2007-09-17, 01:08 AM
Hello Folks,

Has anyone run a game where PCs are constantly rotating in and out based on when they reach some low level, like 3rd or 5th so it creates a sort of Troupe Play situation? Kinda like a TV show.

My idea is this: Let's say your game group has 5 people. 3 start at 1st level, and two start at 2nd, with one almost half way to 3rd. As play progresses, the 1st levels get to 2nd, the 2nd get to 3rd and "go away", and those two players start 1st level characters. Each person in the group has the opportunity to play a novice and an experience guy and mentor the "next generation" of PCs. It gives the GM a pool of upper level PCs to bring back into the game as plot hooks. And it provides a timeline of growth for the game, especially if it is based in a city or small village.

The group is growing in characterizations and allows players to have different character experiences. A "gone" PC can influence/advance the story by doing things like sending a new PC a magic sword to help with the "new" problem.

It would require total buy-in on the part of the players, to develop new characters as their more experienced ones leave, and not make a cookie cutter replacement.

Any ideas on this? Have you done something like this? I'd love to see your POV on it.

I also cross posted this at RPG.net (http://forum.rpg.net/showthread.php?t=354840).


Kurald Galain
2007-09-17, 02:31 AM
I wouldn't like it, actually. It discourages people from getting attached to their character, and just as the characters are getting some cool abilities you have to drop it and play a level-1 char again.

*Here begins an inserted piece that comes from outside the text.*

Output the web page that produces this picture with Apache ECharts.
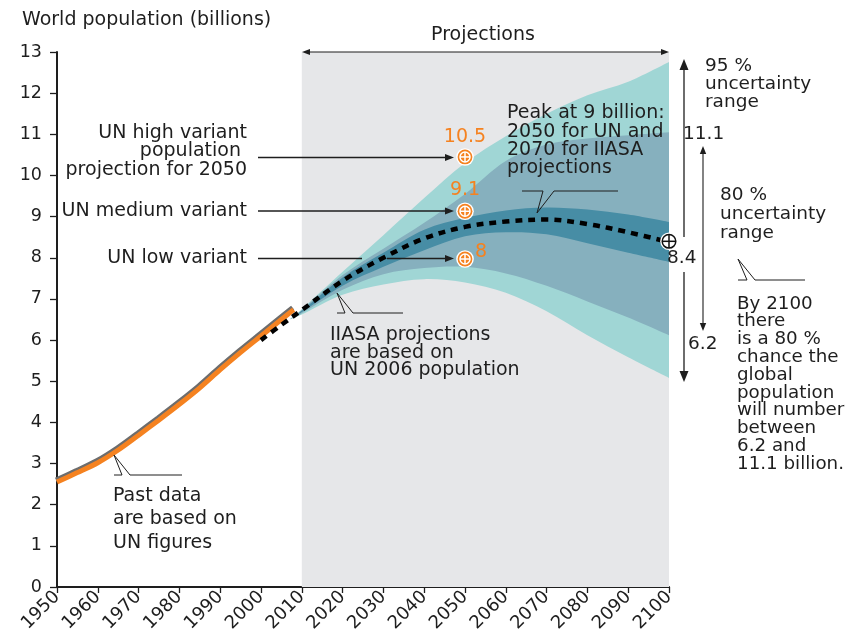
<!DOCTYPE html>
<html>
<head>
<meta charset="utf-8">
<script src="https://cdn.jsdelivr.net/npm/echarts@6/dist/echarts.min.js"></script>
<style>
  html, body { margin: 0; background: #fff; }
  #chart { width: 850px; height: 638px; }
</style>
</head>
<body>
<div id="chart"></div>
<script>
// Past data (UN figures), billions
const histYears  = [1950, 1955, 1960, 1965, 1970, 1975, 1980, 1985, 1990, 1995, 2000, 2005, 2008];
const histValues = [2.55, 2.78, 3.02, 3.33, 3.69, 4.06, 4.44, 4.84, 5.28, 5.70, 6.10, 6.50, 6.74];

// IIASA projection bands
const projYears = [2007, 2010, 2020, 2030, 2040, 2050, 2060, 2070, 2080, 2090, 2100];
const hi95      = [6.50, 6.75, 7.66, 8.55, 9.45, 10.30, 10.95, 11.50, 11.95, 12.28, 12.76];
const hi80      = [6.50, 6.73, 7.58, 8.22, 8.85, 9.55, 10.35, 10.75, 10.90, 10.98, 11.05];
const hiInner   = [6.50, 6.71, 7.52, 8.12, 8.68, 8.97, 9.15, 9.22, 9.17, 9.05, 8.87];
const loInner   = [6.50, 6.68, 7.32, 7.78, 8.18, 8.52, 8.62, 8.57, 8.35, 8.12, 7.90];
const lo80      = [6.50, 6.65, 7.22, 7.60, 7.75, 7.78, 7.62, 7.32, 6.94, 6.55, 6.12];
const lo95      = [6.50, 6.62, 7.10, 7.35, 7.48, 7.40, 7.15, 6.70, 6.12, 5.58, 5.08];

// IIASA median path
const medianYears  = [2000, 2005, 2010, 2020, 2030, 2040, 2050, 2060, 2070, 2080, 2090, 2100];
const medianValues = [6.00, 6.37, 6.73, 7.44, 8.00, 8.47, 8.75, 8.88, 8.93, 8.82, 8.62, 8.38];

// UN variants for 2050 and IIASA value in 2100
const markerYears  = [2050, 2050, 2050, 2100];
const markerValues = [10.45, 9.13, 7.97, 8.40];

// projection period (shaded)
const projectionSpan = [2010, 2100];

const FONT = '"DejaVu Sans", Verdana, sans-serif';
const INK = '#1e1e1e';
const ORANGE = '#f58220';

const pairs = (xs, ys) => xs.map((x, i) => [x, ys[i]]);

// smooth path (Catmull-Rom -> cubic bezier) through pixel points
function curve(pts, t) {
  let d = '';
  for (let i = 0; i < pts.length - 1; i++) {
    const p0 = pts[Math.max(i - 1, 0)], p1 = pts[i], p2 = pts[i + 1], p3 = pts[Math.min(i + 2, pts.length - 1)];
    const c1 = [p1[0] + (p2[0] - p0[0]) * t / 6, p1[1] + (p2[1] - p0[1]) * t / 6];
    const c2 = [p2[0] - (p3[0] - p1[0]) * t / 6, p2[1] - (p3[1] - p1[1]) * t / 6];
    d += ' C' + c1[0] + ' ' + c1[1] + ' ' + c2[0] + ' ' + c2[1] + ' ' + p2[0] + ' ' + p2[1];
  }
  return d;
}

function bandSeries(lower, upper, color, z) {
  return {
    type: 'custom', z, silent: true, clip: true,
    data: projYears.map((y, i) => [y, lower[i], upper[i]]),
    renderItem: (params, api) => {
      if (params.dataIndex !== 0) return null;
      const up = projYears.map((y, i) => api.coord([y, upper[i]]));
      const lo = projYears.map((y, i) => api.coord([y, lower[i]])).reverse();
      const d = 'M' + up[0][0] + ' ' + up[0][1] + curve(up, 1) +
        ' L' + lo[0][0] + ' ' + lo[0][1] + curve(lo, 1) + ' Z';
      return { type: 'path', shape: { pathData: d }, style: { fill: color } };
    }
  };
}

// annotation helpers (pixel space)
function seg(x1, y1, x2, y2, w) {
  return { type: 'line', z: 100, shape: { x1, y1, x2, y2 }, style: { stroke: INK, lineWidth: w || 1.2 } };
}
function head(x, y, dir, len, half) {
  let pts;
  if (dir === 'right') pts = [[x, y], [x - len, y - half], [x - len, y + half]];
  if (dir === 'left') pts = [[x, y], [x + len, y - half], [x + len, y + half]];
  if (dir === 'up') pts = [[x, y], [x - half, y + len], [x + half, y + len]];
  if (dir === 'down') pts = [[x, y], [x - half, y - len], [x + half, y - len]];
  return { type: 'polygon', z: 100, shape: { points: pts }, style: { fill: INK } };
}
function txt(lines, x, y, opt) {
  opt = opt || {};
  const lh = opt.lh || 18.4;
  return lines.map((s, i) => ({
    type: 'text', z: 100, x, y: y + i * lh,
    style: {
      text: s, font: (opt.size || 19) + 'px ' + FONT, fill: opt.color || INK,
      textAlign: opt.align || 'left', textVerticalAlign: 'middle'
    }
  }));
}
// callout bracket: tip point, base line at y with a gap between gx1 and gx2
function callout(tipX, tipY, y, x0, gx1, gx2, x1) {
  return [
    seg(x0, y, gx1, y, 1), seg(gx2, y, x1, y, 1),
    seg(tipX, tipY, gx1, y, 1), seg(tipX, tipY, gx2, y, 1)
  ];
}

const R = { align: 'right' };
const graphics = [].concat(
  txt(['World population (billions)'], 22, 20),
  txt(['Projections'], 483, 35, { align: 'center' }),
  seg(305, 52, 666, 52, 1.2), head(302, 52, 'left', 8, 3), head(669, 52, 'right', 8, 3),

  txt(['UN high variant', 'population ', 'projection for 2050'], 247, 133, R),
  txt(['UN medium variant'], 247, 211, R),
  txt(['UN low variant'], 247, 258, R),
  seg(258, 157.5, 446, 157.5, 1.3), head(454, 157.5, 'right', 9, 3.5),
  seg(258, 211, 446, 211, 1.3), head(454, 211, 'right', 9, 3.5),
  seg(258, 258.5, 362, 258.5, 1.3), seg(387, 258.5, 446, 258.5, 1.3), head(454, 258.5, 'right', 9, 3.5),

  txt(['10.5'], 465, 137, { align: 'center', color: ORANGE }),
  txt(['9.1'], 465, 190, { align: 'center', color: ORANGE }),
  txt(['8'], 475, 252, { color: ORANGE }),

  txt(['Peak at 9 billion:', '2050 for UN and', '2070 for IIASA', 'projections'], 507, 113.5, { lh: 18.3 }),
  callout(537, 213, 191, 522, 543, 554, 618),

  txt(['IIASA projections', 'are based on', 'UN 2006 population'], 330, 335, { lh: 17.6 }),
  callout(337, 293, 313, 337, 345, 353, 403),

  callout(114, 455, 475, 114, 122, 130, 182),
  txt(['Past data', 'are based on', 'UN figures'], 113, 496, { lh: 23.5 }),

  // 95 % uncertainty arrow
  seg(684, 68, 684, 237, 1.3), seg(684, 272, 684, 373, 1.3),
  head(684, 59, 'up', 11, 4.5), head(684, 382, 'down', 11, 4.5),
  txt(['95 %', 'uncertainty', 'range'], 705, 65.8, { lh: 18.2, size: 18.5 }),
  txt(['11.1'], 683, 133.8, { size: 18.5 }),
  txt(['8.4'], 667, 257.8, { size: 18.5 }),
  txt(['6.2'], 688, 343.8, { size: 18.5 }),

  // 80 % uncertainty arrow
  seg(703, 153, 703, 324, 1.1),
  head(703, 146, 'up', 8, 3.2), head(703, 331, 'down', 8, 3.2),
  txt(['80 %', 'uncertainty', 'range'], 720, 195.5, { lh: 19, size: 18.5 }),

  callout(738, 259, 280, 738, 747, 755, 805),
  txt(['By 2100', 'there', 'is a 80 %', 'chance the', 'global', 'population',
       'will number', 'between', '6.2 and', '11.1 billion.'], 737, 303.8, { lh: 17.8, size: 18.3 })
);

const chart = echarts.init(document.getElementById('chart'), null, { renderer: 'canvas' });

chart.setOption({
  backgroundColor: '#ffffff',
  animation: false,
  textStyle: { fontFamily: FONT },
  grid: { left: 57, right: 181, top: 52, bottom: 51, containLabel: false },
  xAxis: {
    type: 'value', min: 1950, max: 2100, interval: 10,
    axisLine: { lineStyle: { color: INK, width: 2 } },
    axisTick: { length: 6, lineStyle: { color: INK, width: 1.3 } },
    axisLabel: { rotate: 45, fontSize: 18, color: INK, fontFamily: FONT, margin: 7, formatter: v => String(v) },
    splitLine: { show: false }
  },
  yAxis: {
    type: 'value', min: 0, max: 13, interval: 1,
    axisLine: { show: true, lineStyle: { color: INK, width: 2 } },
    axisTick: { show: true, length: 7, lineStyle: { color: INK, width: 1.3 } },
    axisLabel: { fontSize: 17.5, color: INK, fontFamily: FONT, margin: 15 },
    splitLine: { show: false }
  },
  series: [
    {
      // grey background of the projection period
      type: 'custom', z: 1, silent: true, clip: true,
      data: [[projectionSpan[0], projectionSpan[1]]],
      renderItem: (params, api) => {
        const a = api.coord([api.value(0), 13]);
        const b = api.coord([api.value(1), 0]);
        return {
          type: 'rect',
          shape: { x: a[0], y: a[1], width: b[0] - a[0], height: b[1] - a[1] },
          style: { fill: '#e6e7e9' }
        };
      }
    },
    bandSeries(lo95, hi95, '#a0d6d5', 2),
    bandSeries(lo80, hi80, '#86b0be', 3),
    bandSeries(loInner, hiInner, '#478da5', 4),
    {
      type: 'line', data: pairs(histYears, histValues), smooth: 0.3, symbol: 'none', z: 5,
      lineStyle: {
        color: ORANGE, width: 5, cap: 'butt',
        shadowColor: '#6d6d6d', shadowBlur: 0, shadowOffsetX: -1, shadowOffsetY: -2
      }
    },
    {
      type: 'line', data: pairs(medianYears, medianValues), smooth: 0.35, symbol: 'none', z: 6,
      lineStyle: { color: '#000', width: 4.5, type: [7, 6], cap: 'butt' }
    },
    {
      type: 'custom', z: 8,
      data: markerYears.map((y, i) => [y, markerValues[i], i === 3 ? 1 : 0]),
      renderItem: (params, api) => {
        const p = api.coord([api.value(0), api.value(1)]);
        const dark = api.value(2) === 1;
        const cx = p[0], cy = p[1];
        const ink = dark ? '#111' : '#fff';
        const r = dark ? 6.8 : 5;
        return {
          type: 'group',
          children: [
            { type: 'circle', shape: { cx, cy, r: 8.8 }, style: { fill: '#fff' } },
            { type: 'circle', shape: { cx, cy, r: 7.4 }, style: { fill: dark ? '#fff' : ORANGE } },
            { type: 'circle', shape: { cx, cy, r }, style: { fill: 'none', stroke: ink, lineWidth: 1.5 } },
            { type: 'line', shape: { x1: cx - r, y1: cy, x2: cx + r, y2: cy }, style: { stroke: ink, lineWidth: 1.5 } },
            { type: 'line', shape: { x1: cx, y1: cy - r, x2: cx, y2: cy + r }, style: { stroke: ink, lineWidth: 1.5 } }
          ]
        };
      }
    }
  ],
  graphic: { elements: graphics }
});

window.addEventListener('resize', () => chart.resize());
</script>
</body>
</html>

Basically, if you're not really going to use the leveling system, D&D is probably not such a good choice for an RPG.

2007-09-17, 03:40 AM
yeah as a player i would also hate it for much the same reasons

2007-09-17, 04:04 AM
I've been in groups where a character replacement occurred with the previous character staying on as a mentor-type NPC, but it was done on an individual basis under unusual circumstances, and it was at much higher level.

At face value, stopping characters at third level will encourage people to not go out and adventure or solve mysteries or whatever you award xp for unless the progression is slowed down to near glacial levels. You're also cutting out the vast majority of possible monsters, traps, items, spells, etc. as those are most common at the 7-14 range.

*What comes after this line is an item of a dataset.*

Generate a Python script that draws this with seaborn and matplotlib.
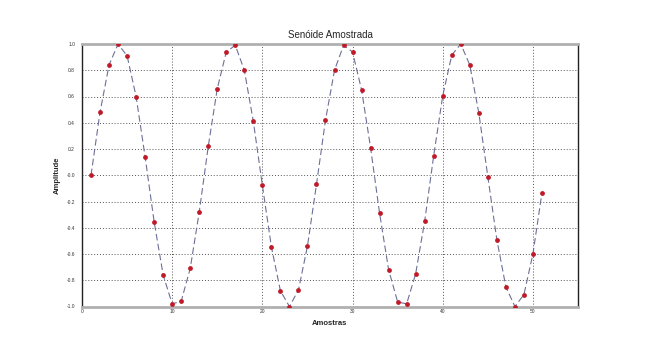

I'm gonna have to go with 'not to my taste' here.

However, I have considered a gestalt game where the characters were a single 'soul' that represented a class progression of their first character in the series, all of the characters after that had one 'side' always as the same, and switched out backstories and one side of the class progression whenever they died or the campaign shifted, while retaining familiar abilities and the basic personality traits of the original.

I have never gotten a game like that off the ground, let alone had a group around long enough to really test it.

2007-09-17, 08:53 AM
This only works in settings where the group matters more than the individual. I can count the number of those I have run on one finger.

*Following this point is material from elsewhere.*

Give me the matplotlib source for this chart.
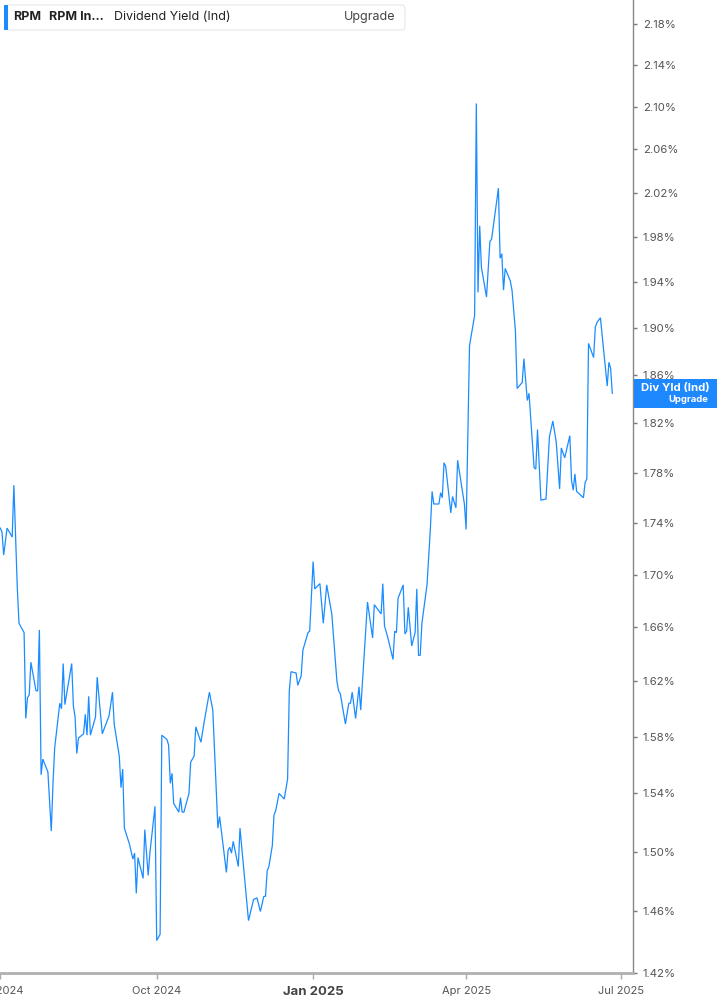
import matplotlib
matplotlib.use("Agg")
import matplotlib.pyplot as plt
import matplotlib.dates as mdates
from matplotlib.ticker import FixedLocator, FuncFormatter, NullLocator
from matplotlib.patches import FancyBboxPatch, Rectangle
import pandas as pd

dates = [
    "2024-07-01", "2024-07-02", "2024-07-03", "2024-07-05", "2024-07-08", "2024-07-09", "2024-07-11", "2024-07-12",
    "2024-07-15", "2024-07-16", "2024-07-17", "2024-07-18", "2024-07-19", "2024-07-22", "2024-07-23", "2024-07-24",
    "2024-07-25", "2024-07-26", "2024-07-29", "2024-07-31", "2024-08-01", "2024-08-02", "2024-08-05", "2024-08-06",
    "2024-08-07", "2024-08-08", "2024-08-12", "2024-08-13", "2024-08-14", "2024-08-15", "2024-08-16", "2024-08-19",
    "2024-08-20", "2024-08-21", "2024-08-22", "2024-08-23", "2024-08-26", "2024-08-27", "2024-08-30", "2024-09-03",
    "2024-09-05", "2024-09-06", "2024-09-09", "2024-09-10", "2024-09-11", "2024-09-12", "2024-09-15", "2024-09-17",
    "2024-09-18", "2024-09-19", "2024-09-20", "2024-09-23", "2024-09-24", "2024-09-26", "2024-09-27", "2024-09-30",
    "2024-10-01", "2024-10-03", "2024-10-04", "2024-10-07", "2024-10-08", "2024-10-09", "2024-10-10", "2024-10-11",
    "2024-10-14", "2024-10-15", "2024-10-16", "2024-10-17", "2024-10-20", "2024-10-21", "2024-10-23", "2024-10-24",
    "2024-10-27", "2024-10-29", "2024-11-01", "2024-11-03", "2024-11-06", "2024-11-07", "2024-11-11", "2024-11-12",
    "2024-11-13", "2024-11-14", "2024-11-15", "2024-11-18", "2024-11-19", "2024-11-22", "2024-11-24", "2024-11-27",
    "2024-11-29", "2024-12-01", "2024-12-03", "2024-12-04", "2024-12-05", "2024-12-06", "2024-12-08", "2024-12-09",
    "2024-12-10", "2024-12-12", "2024-12-15", "2024-12-17", "2024-12-18", "2024-12-19", "2024-12-22", "2024-12-23",
    "2024-12-25", "2024-12-26", "2024-12-29", "2024-12-30", "2025-01-01", "2025-01-02", "2025-01-05", "2025-01-07",
    "2025-01-09", "2025-01-12", "2025-01-15", "2025-01-16", "2025-01-17", "2025-01-20", "2025-01-22", "2025-01-23",
    "2025-01-24", "2025-01-26", "2025-01-28", "2025-01-29", "2025-02-02", "2025-02-05", "2025-02-06", "2025-02-10",
    "2025-02-11", "2025-02-12", "2025-02-14", "2025-02-17", "2025-02-18", "2025-02-19", "2025-02-20", "2025-02-23",
    "2025-02-24", "2025-02-25", "2025-02-26", "2025-02-28", "2025-03-02", "2025-03-03", "2025-03-04", "2025-03-05",
    "2025-03-06", "2025-03-09", "2025-03-11", "2025-03-12", "2025-03-13", "2025-03-16", "2025-03-17", "2025-03-18",
    "2025-03-19", "2025-03-20", "2025-03-23", "2025-03-24", "2025-03-26", "2025-03-27", "2025-03-30", "2025-03-31",
    "2025-04-01", "2025-04-03", "2025-04-06", "2025-04-07", "2025-04-08", "2025-04-09", "2025-04-10", "2025-04-13",
    "2025-04-15", "2025-04-16", "2025-04-20", "2025-04-21", "2025-04-22", "2025-04-23", "2025-04-24", "2025-04-27",
    "2025-04-28", "2025-04-30", "2025-05-01", "2025-05-04", "2025-05-05", "2025-05-07", "2025-05-08", "2025-05-10",
    "2025-05-11", "2025-05-12", "2025-05-13", "2025-05-15", "2025-05-18", "2025-05-20", "2025-05-22", "2025-05-24",
    "2025-05-26", "2025-05-27", "2025-05-29", "2025-06-01", "2025-06-02", "2025-06-03", "2025-06-04", "2025-06-05",
    "2025-06-09", "2025-06-10", "2025-06-11", "2025-06-12", "2025-06-15", "2025-06-16", "2025-06-17", "2025-06-19",
    "2025-06-23", "2025-06-24", "2025-06-25", "2025-06-26",
]

div_yield = [
    1.736, 1.733, 1.715, 1.736, 1.729, 1.770, 1.690, 1.663,
    1.656, 1.593, 1.608, 1.610, 1.634, 1.613, 1.613, 1.658,
    1.553, 1.564, 1.555, 1.514, 1.547, 1.572, 1.604, 1.600,
    1.633, 1.603, 1.633, 1.602, 1.594, 1.568, 1.579, 1.582,
    1.596, 1.581, 1.609, 1.581, 1.594, 1.623, 1.582, 1.595,
    1.612, 1.589, 1.566, 1.544, 1.557, 1.516, 1.505, 1.495,
    1.499, 1.472, 1.496, 1.482, 1.515, 1.484, 1.499, 1.531,
    1.441, 1.445, 1.581, 1.578, 1.574, 1.547, 1.554, 1.533,
    1.527, 1.537, 1.527, 1.527, 1.540, 1.562, 1.566, 1.587,
    1.576, 1.591, 1.612, 1.599, 1.516, 1.524, 1.486, 1.501,
    1.503, 1.499, 1.507, 1.490, 1.516, 1.478, 1.454, 1.468,
    1.469, 1.460, 1.470, 1.470, 1.487, 1.490, 1.504, 1.525,
    1.528, 1.540, 1.536, 1.550, 1.613, 1.627, 1.626, 1.617,
    1.624, 1.643, 1.656, 1.657, 1.710, 1.689, 1.693, 1.663,
    1.692, 1.670, 1.620, 1.613, 1.611, 1.589, 1.604, 1.604,
    1.612, 1.593, 1.616, 1.599, 1.679, 1.652, 1.677, 1.670,
    1.693, 1.661, 1.652, 1.636, 1.657, 1.656, 1.682, 1.692,
    1.655, 1.657, 1.675, 1.646, 1.656, 1.689, 1.639, 1.639,
    1.663, 1.692, 1.736, 1.765, 1.755, 1.755, 1.764, 1.760,
    1.788, 1.785, 1.748, 1.761, 1.752, 1.790, 1.764, 1.755,
    1.735, 1.885, 1.911, 2.103, 1.931, 1.990, 1.953, 1.927,
    1.976, 1.978, 2.024, 1.961, 1.965, 1.933, 1.952, 1.941,
    1.933, 1.898, 1.849, 1.854, 1.874, 1.839, 1.845, 1.804,
    1.784, 1.783, 1.815, 1.758, 1.759, 1.809, 1.822, 1.805,
    1.767, 1.800, 1.792, 1.810, 1.774, 1.766, 1.779, 1.765,
    1.760, 1.772, 1.775, 1.887, 1.875, 1.901, 1.905, 1.909,
    1.851, 1.871, 1.866, 1.845,
]

y_ticks = [1.42, 1.46, 1.50, 1.54, 1.58, 1.62, 1.66, 1.70, 1.74, 1.78,
           1.82, 1.86, 1.90, 1.94, 1.98, 2.02, 2.06, 2.10, 2.14, 2.18]
x_tick_dates = ["2024-07-01", "2024-10-01", "2025-01-01", "2025-04-01", "2025-07-01"]
x_tick_labels = ["Jul 2024", "Oct 2024", "Jan 2025", "Apr 2025", "Jul 2025"]

LINE = "#1a8cff"
W, H = 717, 1005
fig = plt.figure(figsize=(W / 100, H / 100), dpi=100)
fig.patch.set_facecolor("white")

ax_left, ax_right, ax_top, ax_bottom = 0, 633, 0, 973
ax = fig.add_axes([ax_left / W, 1 - ax_bottom / H, (ax_right - ax_left) / W, (ax_bottom - ax_top) / H])
ax.set_facecolor("white")

x = pd.to_datetime(dates)
ax.plot(x, div_yield, color=LINE, lw=0.9, solid_joinstyle="miter")

ax.set_yscale("log")
ax.set_ylim(1.42, 2.2036)
ax.set_xlim(pd.Timestamp("2024-06-30 20:00"), pd.Timestamp("2025-07-08 04:00"))

ax.yaxis.set_major_locator(FixedLocator(y_ticks))
ax.yaxis.set_minor_locator(NullLocator())
ax.yaxis.set_major_formatter(FuncFormatter(lambda v, p: f"{v:.2f}%"))
ax.yaxis.tick_right()
ax.tick_params(axis="y", which="major", length=3, width=1, color="#777777", pad=4,
               labelsize=8.2, labelcolor="#555555")
for lab in ax.get_yticklabels():
    lab.set_fontfamily("Inter")

xt = pd.to_datetime(x_tick_dates)
ax.set_xticks(xt)
ax.set_xticklabels(x_tick_labels)
ax.xaxis.set_minor_locator(NullLocator())
ax.tick_params(axis="x", which="major", length=4, width=1, color="#aaaaaa", pad=5,
               labelsize=8, labelcolor="#555555")
for lab in ax.get_xticklabels():
    lab.set_fontfamily("Inter")
    if lab.get_text() == "Jan 2025":
        lab.set_fontweight("bold")
        lab.set_fontsize(9.5)
        lab.set_color("#444444")

for s in ["top", "left"]:
    ax.spines[s].set_visible(False)
ax.spines["right"].set_color("#888888")
ax.spines["right"].set_linewidth(1.0)
ax.spines["bottom"].set_color("#b0b0b0")
ax.spines["bottom"].set_linewidth(2.0)

# legend box top-left
def fx(px):
    return px / W

def fy(py):
    return 1 - py / H

box = FancyBboxPatch((fx(5), fy(30)), fx(400), (25 / H), boxstyle="round,pad=0,rounding_size=0.004",
                     transform=fig.transFigure, facecolor="white", edgecolor="#e6e6e6", lw=0.8, zorder=5)
fig.patches.append(box)
bar = Rectangle((fx(4), fy(30)), fx(3.5), 25 / H, transform=fig.transFigure,
                facecolor=LINE, edgecolor="none", zorder=6)
fig.patches.append(bar)
ty = fy(17)
fig.text(fx(13), ty, "RPM", fontsize=9, fontweight="bold", color="#222222", va="center", family="Inter", zorder=7)
fig.text(fx(49), ty, "RPM In...", fontsize=9, fontweight="bold", color="#222222", va="center", family="Inter", zorder=7)
fig.text(fx(114), ty, "Dividend Yield (Ind)", fontsize=9, color="#222222", va="center", family="Inter", zorder=7)
fig.text(fx(344), ty, "Upgrade", fontsize=9, color="#444444", va="center", family="Inter", zorder=7)

# last value badge on right
last = div_yield[-1]
badge = Rectangle((fx(634), fy(408)), fx(83), 29 / H, transform=fig.transFigure,
                  facecolor="#1e88ff", edgecolor="none", zorder=6)
fig.patches.append(badge)
fig.text(fx(675), fy(388), "Div Yld (Ind)", fontsize=8.2, fontweight="bold", color="white",
         ha="center", va="center", family="Inter", zorder=7)
fig.text(fx(708), fy(399), "Upgrade", fontsize=6.8, fontweight="bold", color="white",
         ha="right", va="center", family="Inter", zorder=7)

fig.savefig("out.png", dpi=100, facecolor="white")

It was a guild, and the player were constantly changing time periods, trying to improve the guild. It failed because players don't directly benefit all that much from a stronger guild.

Eventually, I had to have an apocalypse adventure, just to end the game on a good note.

2007-09-17, 10:10 AM
hmm, it would be fun i guess, but only if you level really slowly, so you can still get in the skin of your character.

i guess it all depends on the playing style of the group, but if everyone agrees on it, and the leveling doesn't go that fast, i could see it be great.